### Data for this exercise
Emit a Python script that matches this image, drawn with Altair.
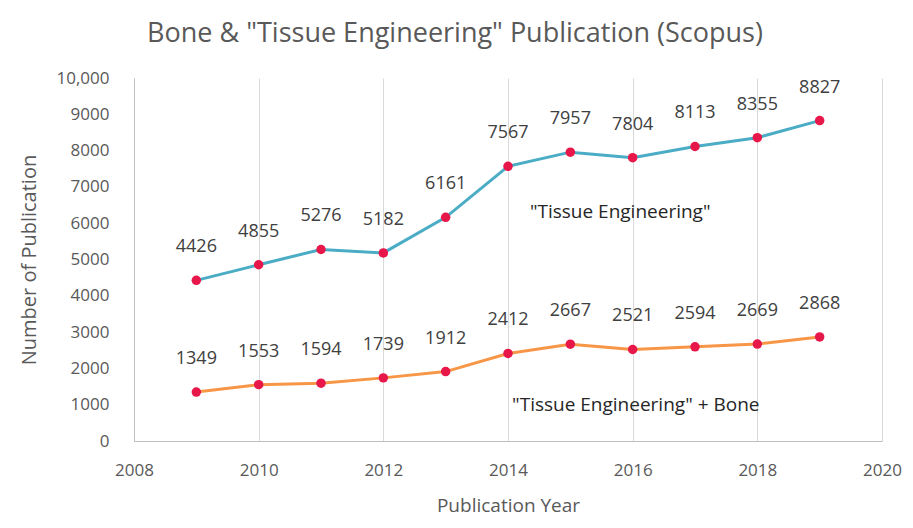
--
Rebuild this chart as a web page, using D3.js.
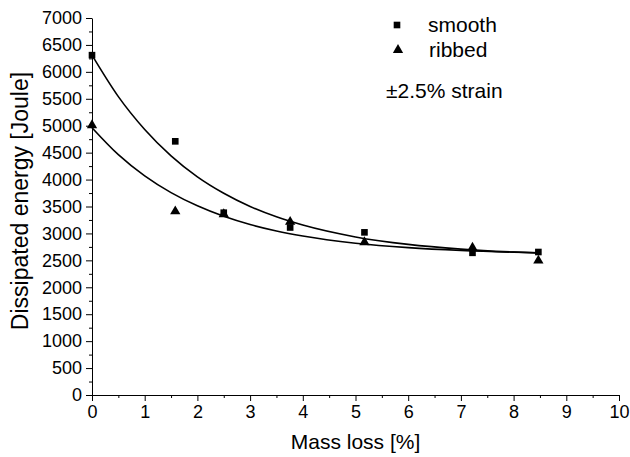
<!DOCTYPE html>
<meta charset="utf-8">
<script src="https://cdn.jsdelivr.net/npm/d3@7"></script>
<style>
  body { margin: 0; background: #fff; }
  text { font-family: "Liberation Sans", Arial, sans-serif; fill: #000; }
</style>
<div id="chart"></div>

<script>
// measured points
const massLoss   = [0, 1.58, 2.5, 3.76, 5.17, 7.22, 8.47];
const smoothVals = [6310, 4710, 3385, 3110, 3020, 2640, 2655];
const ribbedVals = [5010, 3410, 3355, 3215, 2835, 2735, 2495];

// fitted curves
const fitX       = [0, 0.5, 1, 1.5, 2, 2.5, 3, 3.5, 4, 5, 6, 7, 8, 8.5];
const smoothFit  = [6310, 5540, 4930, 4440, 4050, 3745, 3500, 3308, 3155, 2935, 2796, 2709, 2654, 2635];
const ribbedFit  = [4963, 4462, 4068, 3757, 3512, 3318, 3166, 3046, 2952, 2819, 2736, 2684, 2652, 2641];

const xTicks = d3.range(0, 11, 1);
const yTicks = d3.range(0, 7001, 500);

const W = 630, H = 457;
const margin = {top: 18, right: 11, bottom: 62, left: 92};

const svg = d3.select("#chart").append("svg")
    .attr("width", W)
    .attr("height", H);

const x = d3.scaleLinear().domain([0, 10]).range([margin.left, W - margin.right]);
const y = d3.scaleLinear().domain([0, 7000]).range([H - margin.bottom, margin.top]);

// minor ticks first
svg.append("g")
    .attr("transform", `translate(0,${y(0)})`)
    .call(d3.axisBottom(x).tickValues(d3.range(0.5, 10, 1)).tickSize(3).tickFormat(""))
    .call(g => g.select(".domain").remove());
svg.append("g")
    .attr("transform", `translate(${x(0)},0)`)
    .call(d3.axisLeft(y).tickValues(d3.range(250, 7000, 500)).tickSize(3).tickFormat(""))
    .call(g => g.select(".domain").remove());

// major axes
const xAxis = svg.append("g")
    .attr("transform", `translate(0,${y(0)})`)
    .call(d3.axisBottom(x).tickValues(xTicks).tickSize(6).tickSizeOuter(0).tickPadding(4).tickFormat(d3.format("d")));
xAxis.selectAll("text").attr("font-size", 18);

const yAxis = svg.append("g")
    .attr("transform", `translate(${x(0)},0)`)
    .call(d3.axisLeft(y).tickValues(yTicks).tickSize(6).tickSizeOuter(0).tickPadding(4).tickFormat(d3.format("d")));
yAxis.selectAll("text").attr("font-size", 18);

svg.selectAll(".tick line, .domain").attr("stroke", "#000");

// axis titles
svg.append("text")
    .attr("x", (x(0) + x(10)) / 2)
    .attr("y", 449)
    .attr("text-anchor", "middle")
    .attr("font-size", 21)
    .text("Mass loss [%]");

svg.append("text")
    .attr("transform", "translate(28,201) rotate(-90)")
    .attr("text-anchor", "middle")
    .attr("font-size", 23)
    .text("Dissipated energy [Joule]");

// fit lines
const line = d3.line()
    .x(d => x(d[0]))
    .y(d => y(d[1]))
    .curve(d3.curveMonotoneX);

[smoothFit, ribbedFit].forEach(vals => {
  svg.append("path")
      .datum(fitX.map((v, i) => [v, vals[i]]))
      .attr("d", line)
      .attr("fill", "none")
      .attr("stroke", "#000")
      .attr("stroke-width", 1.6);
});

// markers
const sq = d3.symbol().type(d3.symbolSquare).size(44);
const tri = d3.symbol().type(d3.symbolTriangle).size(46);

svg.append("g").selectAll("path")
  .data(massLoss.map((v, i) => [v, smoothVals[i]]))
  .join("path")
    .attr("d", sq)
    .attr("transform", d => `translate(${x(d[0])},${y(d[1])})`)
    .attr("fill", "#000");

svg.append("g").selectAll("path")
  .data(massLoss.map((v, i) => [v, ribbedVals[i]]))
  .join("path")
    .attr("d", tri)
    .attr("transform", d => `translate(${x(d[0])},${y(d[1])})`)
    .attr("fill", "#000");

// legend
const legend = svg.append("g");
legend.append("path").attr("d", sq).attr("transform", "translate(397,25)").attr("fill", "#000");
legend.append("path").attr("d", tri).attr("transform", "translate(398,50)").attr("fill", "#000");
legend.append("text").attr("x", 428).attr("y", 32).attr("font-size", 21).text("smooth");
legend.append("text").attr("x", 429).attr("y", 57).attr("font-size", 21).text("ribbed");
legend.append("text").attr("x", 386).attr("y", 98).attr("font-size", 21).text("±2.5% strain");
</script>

### What is required
Give the number of lines in the entries above that include the string "script". No other output is expected.

### Output for this task
4